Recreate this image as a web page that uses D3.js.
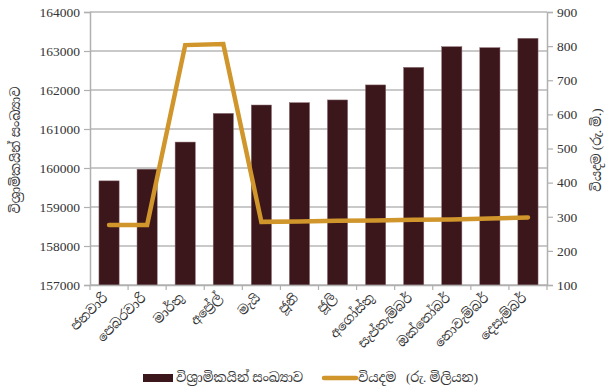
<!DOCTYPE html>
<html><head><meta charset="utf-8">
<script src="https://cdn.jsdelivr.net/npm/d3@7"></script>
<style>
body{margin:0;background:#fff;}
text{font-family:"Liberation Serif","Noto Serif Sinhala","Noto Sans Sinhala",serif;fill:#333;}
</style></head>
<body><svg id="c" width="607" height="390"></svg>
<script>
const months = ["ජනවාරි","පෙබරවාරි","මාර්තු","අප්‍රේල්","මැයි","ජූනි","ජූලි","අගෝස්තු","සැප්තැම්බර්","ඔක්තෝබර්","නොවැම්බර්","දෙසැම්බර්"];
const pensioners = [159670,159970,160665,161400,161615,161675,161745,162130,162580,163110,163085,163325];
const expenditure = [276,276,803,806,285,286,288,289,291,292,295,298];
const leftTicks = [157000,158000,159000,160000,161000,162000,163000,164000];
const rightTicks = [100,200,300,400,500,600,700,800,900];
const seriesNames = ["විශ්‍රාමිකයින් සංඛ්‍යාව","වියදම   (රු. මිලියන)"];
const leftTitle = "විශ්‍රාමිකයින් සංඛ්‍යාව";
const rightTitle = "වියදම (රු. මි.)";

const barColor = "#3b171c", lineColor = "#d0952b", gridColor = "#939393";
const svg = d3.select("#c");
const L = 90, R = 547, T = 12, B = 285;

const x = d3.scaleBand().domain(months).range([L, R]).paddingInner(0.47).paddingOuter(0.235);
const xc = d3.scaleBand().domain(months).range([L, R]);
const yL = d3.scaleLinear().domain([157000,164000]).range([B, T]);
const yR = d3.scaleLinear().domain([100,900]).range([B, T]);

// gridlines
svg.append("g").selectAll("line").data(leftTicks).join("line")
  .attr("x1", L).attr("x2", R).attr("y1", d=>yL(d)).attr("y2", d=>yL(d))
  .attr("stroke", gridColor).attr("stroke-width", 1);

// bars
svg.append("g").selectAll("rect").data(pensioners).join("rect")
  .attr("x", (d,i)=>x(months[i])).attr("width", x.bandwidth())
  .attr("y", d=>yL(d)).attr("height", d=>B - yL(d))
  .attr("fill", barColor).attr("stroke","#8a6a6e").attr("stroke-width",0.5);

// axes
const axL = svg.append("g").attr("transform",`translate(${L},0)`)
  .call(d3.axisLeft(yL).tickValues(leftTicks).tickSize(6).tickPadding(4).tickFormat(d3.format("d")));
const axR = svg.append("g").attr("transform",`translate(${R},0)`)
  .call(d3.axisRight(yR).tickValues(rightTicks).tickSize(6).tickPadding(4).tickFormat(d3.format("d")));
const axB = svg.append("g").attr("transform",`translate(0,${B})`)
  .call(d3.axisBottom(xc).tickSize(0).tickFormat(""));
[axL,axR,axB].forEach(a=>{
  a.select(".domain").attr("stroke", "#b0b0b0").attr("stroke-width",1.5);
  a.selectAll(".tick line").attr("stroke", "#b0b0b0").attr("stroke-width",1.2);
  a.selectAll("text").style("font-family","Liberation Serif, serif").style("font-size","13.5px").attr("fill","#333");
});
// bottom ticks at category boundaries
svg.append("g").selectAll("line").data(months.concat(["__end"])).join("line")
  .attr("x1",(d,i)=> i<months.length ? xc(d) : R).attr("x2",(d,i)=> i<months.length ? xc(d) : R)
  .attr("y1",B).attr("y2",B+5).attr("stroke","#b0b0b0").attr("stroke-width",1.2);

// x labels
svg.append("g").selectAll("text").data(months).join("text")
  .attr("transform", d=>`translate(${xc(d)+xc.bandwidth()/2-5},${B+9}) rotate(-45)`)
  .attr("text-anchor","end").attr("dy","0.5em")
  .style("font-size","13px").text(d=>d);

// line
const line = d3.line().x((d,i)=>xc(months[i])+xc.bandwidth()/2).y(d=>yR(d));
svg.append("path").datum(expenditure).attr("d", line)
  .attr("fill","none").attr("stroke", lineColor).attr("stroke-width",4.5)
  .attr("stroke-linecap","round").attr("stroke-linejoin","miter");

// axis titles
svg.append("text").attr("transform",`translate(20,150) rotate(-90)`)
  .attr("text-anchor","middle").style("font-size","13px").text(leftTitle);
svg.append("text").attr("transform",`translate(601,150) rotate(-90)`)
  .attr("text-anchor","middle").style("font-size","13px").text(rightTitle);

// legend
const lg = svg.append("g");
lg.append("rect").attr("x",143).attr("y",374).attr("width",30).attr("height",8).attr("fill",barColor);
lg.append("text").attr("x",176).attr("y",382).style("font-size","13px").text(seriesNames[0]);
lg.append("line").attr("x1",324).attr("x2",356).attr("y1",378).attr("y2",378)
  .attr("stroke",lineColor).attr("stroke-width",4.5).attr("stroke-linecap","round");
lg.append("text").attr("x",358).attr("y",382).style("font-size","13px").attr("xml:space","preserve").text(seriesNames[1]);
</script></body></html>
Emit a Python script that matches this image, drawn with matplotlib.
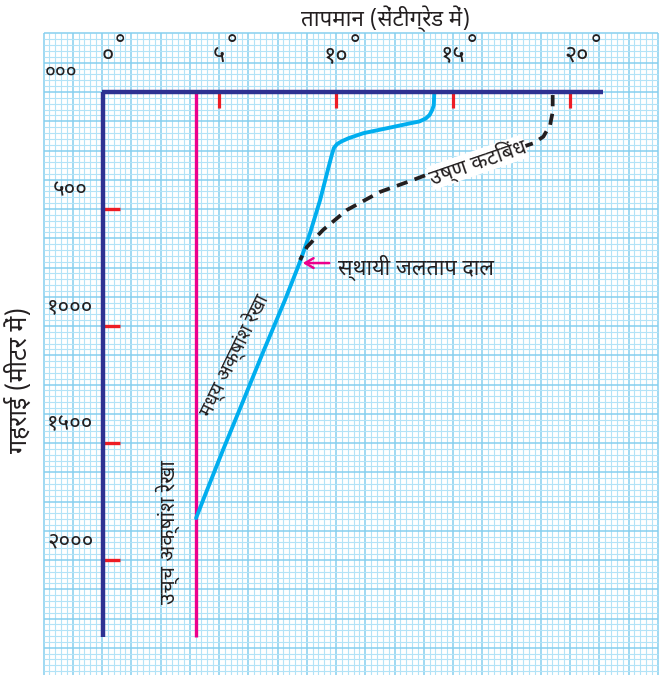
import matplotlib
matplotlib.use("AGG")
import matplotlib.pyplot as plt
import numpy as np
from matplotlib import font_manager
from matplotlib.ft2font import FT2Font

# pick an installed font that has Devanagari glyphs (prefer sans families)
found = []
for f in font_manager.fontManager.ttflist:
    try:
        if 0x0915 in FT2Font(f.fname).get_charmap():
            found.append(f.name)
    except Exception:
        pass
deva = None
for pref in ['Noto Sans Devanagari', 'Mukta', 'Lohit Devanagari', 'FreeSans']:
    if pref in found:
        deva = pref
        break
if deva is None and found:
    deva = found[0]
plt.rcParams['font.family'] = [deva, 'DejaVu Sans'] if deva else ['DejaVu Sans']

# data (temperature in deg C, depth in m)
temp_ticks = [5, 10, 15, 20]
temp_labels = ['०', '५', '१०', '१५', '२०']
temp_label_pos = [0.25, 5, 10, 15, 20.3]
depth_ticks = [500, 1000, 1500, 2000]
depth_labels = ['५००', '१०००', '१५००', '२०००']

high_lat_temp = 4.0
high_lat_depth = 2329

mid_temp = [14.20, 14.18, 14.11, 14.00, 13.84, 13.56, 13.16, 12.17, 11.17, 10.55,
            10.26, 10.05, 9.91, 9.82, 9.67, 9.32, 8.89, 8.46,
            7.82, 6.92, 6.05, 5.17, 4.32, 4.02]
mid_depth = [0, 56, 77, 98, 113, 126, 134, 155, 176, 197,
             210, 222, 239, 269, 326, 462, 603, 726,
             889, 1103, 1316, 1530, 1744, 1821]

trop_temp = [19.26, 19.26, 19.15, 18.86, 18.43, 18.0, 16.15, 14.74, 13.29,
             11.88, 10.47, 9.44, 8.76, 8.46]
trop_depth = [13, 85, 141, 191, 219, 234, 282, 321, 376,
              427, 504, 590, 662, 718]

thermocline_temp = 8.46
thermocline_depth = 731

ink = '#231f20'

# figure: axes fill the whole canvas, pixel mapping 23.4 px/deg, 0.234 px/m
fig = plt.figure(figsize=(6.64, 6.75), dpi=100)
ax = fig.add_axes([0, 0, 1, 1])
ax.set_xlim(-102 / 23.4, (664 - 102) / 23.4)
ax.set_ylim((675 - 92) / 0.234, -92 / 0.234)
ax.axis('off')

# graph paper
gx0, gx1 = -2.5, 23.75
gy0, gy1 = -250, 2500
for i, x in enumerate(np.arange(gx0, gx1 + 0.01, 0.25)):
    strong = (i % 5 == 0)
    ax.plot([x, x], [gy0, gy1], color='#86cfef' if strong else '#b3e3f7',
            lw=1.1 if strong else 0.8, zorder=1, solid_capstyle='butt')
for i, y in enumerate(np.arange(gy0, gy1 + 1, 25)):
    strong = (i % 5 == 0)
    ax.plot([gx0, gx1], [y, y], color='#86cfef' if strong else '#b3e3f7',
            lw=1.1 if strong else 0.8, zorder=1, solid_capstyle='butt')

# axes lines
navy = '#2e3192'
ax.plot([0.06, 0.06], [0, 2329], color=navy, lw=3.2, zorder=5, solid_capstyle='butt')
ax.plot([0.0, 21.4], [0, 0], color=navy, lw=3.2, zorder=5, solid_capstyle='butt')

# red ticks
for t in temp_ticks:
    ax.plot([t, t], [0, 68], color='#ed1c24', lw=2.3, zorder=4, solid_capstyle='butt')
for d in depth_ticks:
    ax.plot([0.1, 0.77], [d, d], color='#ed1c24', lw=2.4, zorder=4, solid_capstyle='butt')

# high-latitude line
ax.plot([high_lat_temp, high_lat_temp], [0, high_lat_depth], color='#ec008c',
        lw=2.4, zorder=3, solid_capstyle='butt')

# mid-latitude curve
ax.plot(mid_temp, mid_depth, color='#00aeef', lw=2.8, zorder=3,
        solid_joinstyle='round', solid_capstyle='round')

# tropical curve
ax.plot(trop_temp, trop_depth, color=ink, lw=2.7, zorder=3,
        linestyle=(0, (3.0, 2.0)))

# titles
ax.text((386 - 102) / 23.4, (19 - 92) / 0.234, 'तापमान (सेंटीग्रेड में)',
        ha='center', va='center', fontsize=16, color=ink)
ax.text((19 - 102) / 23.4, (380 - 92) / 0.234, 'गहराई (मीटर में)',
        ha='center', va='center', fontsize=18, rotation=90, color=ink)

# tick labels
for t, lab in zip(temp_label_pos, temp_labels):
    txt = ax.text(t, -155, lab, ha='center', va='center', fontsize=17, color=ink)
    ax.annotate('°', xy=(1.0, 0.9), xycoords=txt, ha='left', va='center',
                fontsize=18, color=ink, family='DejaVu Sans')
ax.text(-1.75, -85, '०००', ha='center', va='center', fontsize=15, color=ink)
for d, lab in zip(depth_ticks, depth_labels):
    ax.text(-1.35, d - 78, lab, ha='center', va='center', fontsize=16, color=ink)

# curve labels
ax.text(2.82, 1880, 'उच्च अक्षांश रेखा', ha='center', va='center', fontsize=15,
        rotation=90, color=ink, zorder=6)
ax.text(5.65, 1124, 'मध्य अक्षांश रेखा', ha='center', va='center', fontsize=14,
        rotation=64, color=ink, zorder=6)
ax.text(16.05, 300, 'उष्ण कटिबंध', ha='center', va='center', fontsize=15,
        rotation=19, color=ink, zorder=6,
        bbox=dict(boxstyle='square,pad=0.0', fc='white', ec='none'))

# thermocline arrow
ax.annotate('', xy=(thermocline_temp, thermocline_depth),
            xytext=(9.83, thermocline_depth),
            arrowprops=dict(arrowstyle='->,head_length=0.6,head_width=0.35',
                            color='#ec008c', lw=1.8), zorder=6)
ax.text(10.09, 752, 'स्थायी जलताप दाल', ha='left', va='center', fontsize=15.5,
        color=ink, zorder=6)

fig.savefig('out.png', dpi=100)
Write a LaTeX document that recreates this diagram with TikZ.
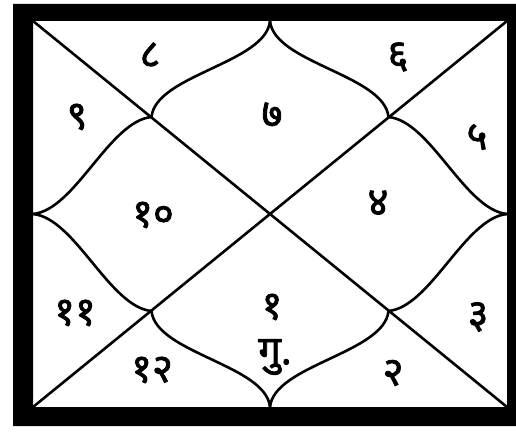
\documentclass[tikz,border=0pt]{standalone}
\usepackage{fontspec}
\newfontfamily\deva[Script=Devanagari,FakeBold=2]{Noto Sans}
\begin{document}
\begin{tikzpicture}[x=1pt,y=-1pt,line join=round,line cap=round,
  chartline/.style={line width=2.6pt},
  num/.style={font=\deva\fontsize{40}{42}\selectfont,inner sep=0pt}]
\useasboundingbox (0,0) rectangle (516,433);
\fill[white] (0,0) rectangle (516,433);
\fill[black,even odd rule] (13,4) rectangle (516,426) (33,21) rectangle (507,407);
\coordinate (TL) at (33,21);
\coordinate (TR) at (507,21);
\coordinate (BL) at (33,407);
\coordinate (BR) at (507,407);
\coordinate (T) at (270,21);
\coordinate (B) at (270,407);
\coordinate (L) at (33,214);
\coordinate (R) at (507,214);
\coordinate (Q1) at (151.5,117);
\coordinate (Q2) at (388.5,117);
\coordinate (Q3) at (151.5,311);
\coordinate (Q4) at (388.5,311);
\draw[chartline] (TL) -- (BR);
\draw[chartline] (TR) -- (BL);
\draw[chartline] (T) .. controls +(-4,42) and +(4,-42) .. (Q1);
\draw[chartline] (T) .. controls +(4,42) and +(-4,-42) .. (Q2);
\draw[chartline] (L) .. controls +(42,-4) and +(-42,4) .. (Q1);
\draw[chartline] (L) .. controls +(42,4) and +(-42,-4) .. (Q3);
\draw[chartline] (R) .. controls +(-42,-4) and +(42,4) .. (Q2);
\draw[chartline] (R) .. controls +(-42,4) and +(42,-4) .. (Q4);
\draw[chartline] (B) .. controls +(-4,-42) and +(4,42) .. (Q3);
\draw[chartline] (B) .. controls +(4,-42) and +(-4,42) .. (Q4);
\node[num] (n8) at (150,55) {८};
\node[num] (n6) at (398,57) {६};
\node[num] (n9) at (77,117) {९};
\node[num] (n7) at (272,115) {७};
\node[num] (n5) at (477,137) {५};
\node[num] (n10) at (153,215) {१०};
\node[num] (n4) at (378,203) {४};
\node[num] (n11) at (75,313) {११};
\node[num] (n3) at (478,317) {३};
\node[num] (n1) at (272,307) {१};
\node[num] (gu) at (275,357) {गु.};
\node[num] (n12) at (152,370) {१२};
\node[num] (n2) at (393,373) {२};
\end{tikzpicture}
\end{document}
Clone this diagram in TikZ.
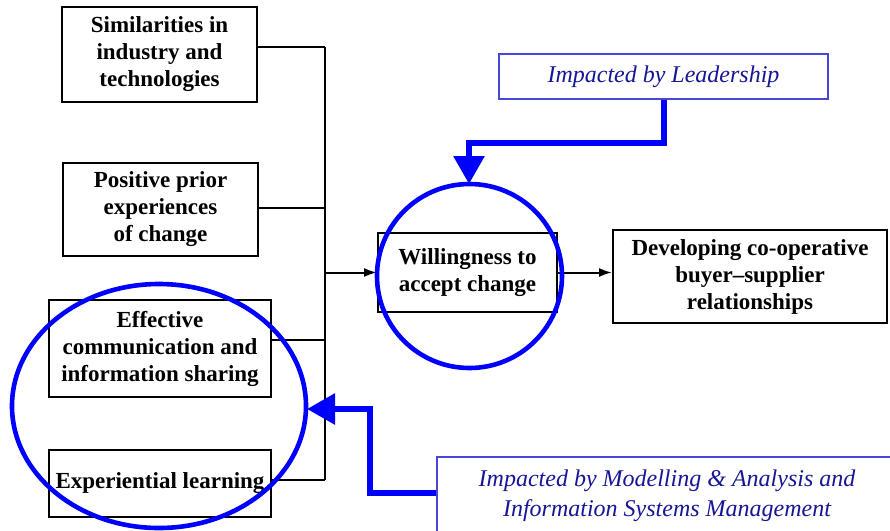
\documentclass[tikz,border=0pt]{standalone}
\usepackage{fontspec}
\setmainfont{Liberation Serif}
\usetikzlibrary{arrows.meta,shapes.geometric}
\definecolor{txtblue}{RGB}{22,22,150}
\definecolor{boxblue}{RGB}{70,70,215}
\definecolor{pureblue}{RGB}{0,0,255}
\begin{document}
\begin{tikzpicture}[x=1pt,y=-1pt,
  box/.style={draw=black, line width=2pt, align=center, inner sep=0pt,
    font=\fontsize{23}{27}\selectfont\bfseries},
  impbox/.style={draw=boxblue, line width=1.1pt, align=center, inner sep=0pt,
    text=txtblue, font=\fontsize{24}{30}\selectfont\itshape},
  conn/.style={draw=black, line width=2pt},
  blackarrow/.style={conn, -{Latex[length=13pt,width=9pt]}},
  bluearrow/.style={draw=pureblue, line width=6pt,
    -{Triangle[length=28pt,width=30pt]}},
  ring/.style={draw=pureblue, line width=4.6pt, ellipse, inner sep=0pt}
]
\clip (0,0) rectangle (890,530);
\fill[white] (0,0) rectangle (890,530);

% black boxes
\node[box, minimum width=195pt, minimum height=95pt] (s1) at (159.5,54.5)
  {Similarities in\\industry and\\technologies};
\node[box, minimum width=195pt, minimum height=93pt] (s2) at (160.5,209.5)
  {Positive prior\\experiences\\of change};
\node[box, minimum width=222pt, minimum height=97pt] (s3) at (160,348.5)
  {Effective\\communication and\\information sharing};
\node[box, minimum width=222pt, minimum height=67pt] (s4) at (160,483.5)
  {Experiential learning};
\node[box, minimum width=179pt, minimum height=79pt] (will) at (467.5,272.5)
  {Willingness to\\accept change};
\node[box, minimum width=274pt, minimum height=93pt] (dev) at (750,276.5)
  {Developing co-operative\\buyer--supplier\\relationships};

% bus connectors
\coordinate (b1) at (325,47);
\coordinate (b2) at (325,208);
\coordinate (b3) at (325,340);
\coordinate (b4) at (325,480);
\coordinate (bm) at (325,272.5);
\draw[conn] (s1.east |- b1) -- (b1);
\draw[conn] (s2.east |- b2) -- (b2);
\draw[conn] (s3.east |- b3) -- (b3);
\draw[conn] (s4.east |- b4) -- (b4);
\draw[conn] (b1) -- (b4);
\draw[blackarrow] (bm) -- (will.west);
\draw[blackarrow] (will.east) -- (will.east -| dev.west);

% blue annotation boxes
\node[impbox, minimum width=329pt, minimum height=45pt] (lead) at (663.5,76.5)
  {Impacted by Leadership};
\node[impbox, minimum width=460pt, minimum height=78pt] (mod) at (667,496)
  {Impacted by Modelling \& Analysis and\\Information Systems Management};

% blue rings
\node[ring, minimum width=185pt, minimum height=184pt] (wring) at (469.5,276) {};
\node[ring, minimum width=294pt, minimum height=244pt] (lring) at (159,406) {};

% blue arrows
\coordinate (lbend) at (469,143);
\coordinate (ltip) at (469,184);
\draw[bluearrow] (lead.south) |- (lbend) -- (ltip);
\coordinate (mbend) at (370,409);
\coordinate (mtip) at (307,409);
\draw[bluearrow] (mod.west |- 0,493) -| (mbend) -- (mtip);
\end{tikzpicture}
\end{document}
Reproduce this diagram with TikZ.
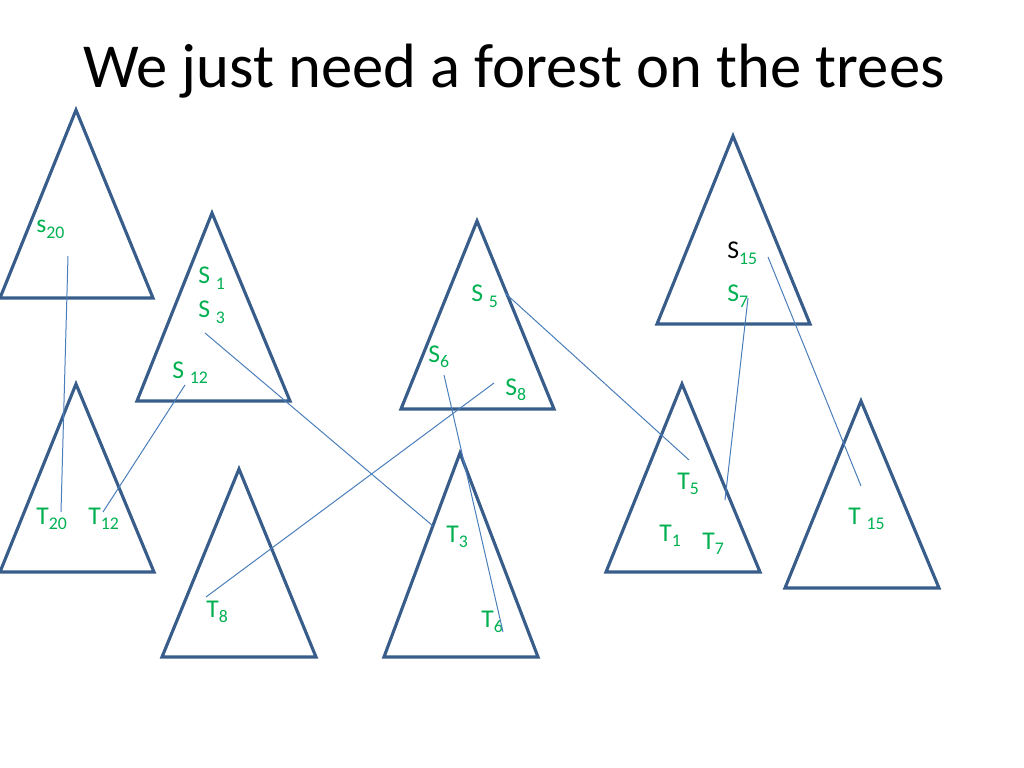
◆ ◆ ◆
→ Aim
Using the data above, copy exactly the lines from the one containing "Emit a Python" to the one containing "889, 1103, 1316, 1530, 1744, 1821]", inclusive. Exclude the pictures.

→ Output of the exercise
Emit a Python script that matches this image, drawn with matplotlib.
import matplotlib
matplotlib.use("AGG")
import matplotlib.pyplot as plt
import numpy as np
from matplotlib import font_manager
from matplotlib.ft2font import FT2Font

# pick an installed font that has Devanagari glyphs (prefer sans families)
found = []
for f in font_manager.fontManager.ttflist:
    try:
        if 0x0915 in FT2Font(f.fname).get_charmap():
            found.append(f.name)
    except Exception:
        pass
deva = None
for pref in ['Noto Sans Devanagari', 'Mukta', 'Lohit Devanagari', 'FreeSans']:
    if pref in found:
        deva = pref
        break
if deva is None and found:
    deva = found[0]
plt.rcParams['font.family'] = [deva, 'DejaVu Sans'] if deva else ['DejaVu Sans']

# data (temperature in deg C, depth in m)
temp_ticks = [5, 10, 15, 20]
temp_labels = ['०', '५', '१०', '१५', '२०']
temp_label_pos = [0.25, 5, 10, 15, 20.3]
depth_ticks = [500, 1000, 1500, 2000]
depth_labels = ['५००', '१०००', '१५००', '२०००']

high_lat_temp = 4.0
high_lat_depth = 2329

mid_temp = [14.20, 14.18, 14.11, 14.00, 13.84, 13.56, 13.16, 12.17, 11.17, 10.55,
            10.26, 10.05, 9.91, 9.82, 9.67, 9.32, 8.89, 8.46,
            7.82, 6.92, 6.05, 5.17, 4.32, 4.02]
mid_depth = [0, 56, 77, 98, 113, 126, 134, 155, 176, 197,
             210, 222, 239, 269, 326, 462, 603, 726,
             889, 1103, 1316, 1530, 1744, 1821]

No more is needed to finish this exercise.